ALDS Game 2, bottom of the 8th, 1 out, bases loaded, DET 6, BAL 4: Delmon Young doubles to left field off of Joakim Soria, Nelson Cruz scores, Steave Pearce scores, J.J. Hardy scores. +4.967% WSWPA for Baltimore.
ALDS Game 2, top of the 11th, 1 out, runner on 1st, KCR 1, LAA 1: Eric Hosmer homers to right field off of Kevin Jepsen, Lorenzo Cain scores. + 3.928% WSWPA for Kansas City.
AL WC Game, top of the 6th, 0 outs, runners on 1st and 2nd, KCR 3, OAK 2: Brandon Moss homers to center field off of Yordano Ventura, Sam Fuld scores, Josh Donaldson scores. +3.975% WSWPA for Oakland.

Hahah yeah, this didn't change. Wanna know how not close to changing this came? The biggest event of the night was the game- and also series- and also season-ending double play the Tigers grounded into with 1 out and 2 on in the 9th inning. At the time they had a 34.4% chance of winning the game, being down by only one run. They therefore had a 2.15% chance of winning the World Series, since if they did win the game they'd have a 1-in-16 chance of going all the way. So the play had a 2.15% WSWPA for the Orioles. That's just barely more than half what would've been needed to make this list--which does, of course, mean that had this game had a 12.5% Leverage Index, as the Wild Card games did and as tonight's Game 3 between the Dodgers and the Cardinals will, it would've made the cut.

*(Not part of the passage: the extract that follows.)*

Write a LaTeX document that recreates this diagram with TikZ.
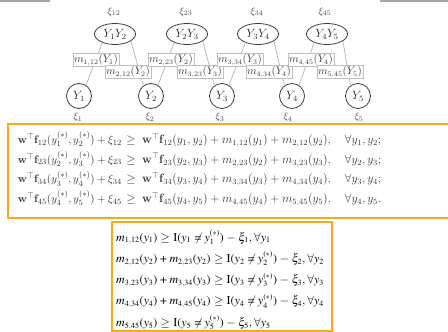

The other interesting thing about that play was that I'm pretty sure that it was the worse offensive event of the post-season, by gmWPA if not necessarily by WSWPA. Every other game has seen its biggest play be something good the offense did, usually its biggest handful of plays. Certainly at no time has something that was bad for the team at bat made this top-5 list. This makes a certain kind of intuitive sense: pitching success is more drawn-out than hitting success. A go-ahead home run is one event. Getting out of, say, a bases-loaded, no out jam is (typically) spread over three events. The Cardinals' rally off of Kershaw was kind of unusual in that, except for Carpenter's go-ahead double, it was mostly made up of individual little events, just single-single-single-single-single-etc. This play was kind of a perfect storm of hurting the offense, because usually the last out of a game, which sends your Win Expectancy to 0%, comes when you're already essentially certain not to win. But a base hit here would've tied the game, and an extra-base hit would've won it--and a mere strikeout would've preserved the Tigers' chances of getting one of those hits. A certain kind of ground ball would've set it up for a single to win the game. Instead, Hernan Perez sent the Tigers from a genuinely realistic chance to win to packing their bags for the winter in one fell swoop. Incidentally, Perez put up -2.73% WSWPA for the Tigers, in all of two plate appearances, the vast majority obviously in this one. That puts him about 20th-worst of the post-season, but it's really impressive on a rate basis.


Today we have Game 3's from the NLDS: the Nationals hoping desperately to stave off a sweep, and a more even contest between the Dodgers and Cardinals. Higher-leverage games will soon be upon us!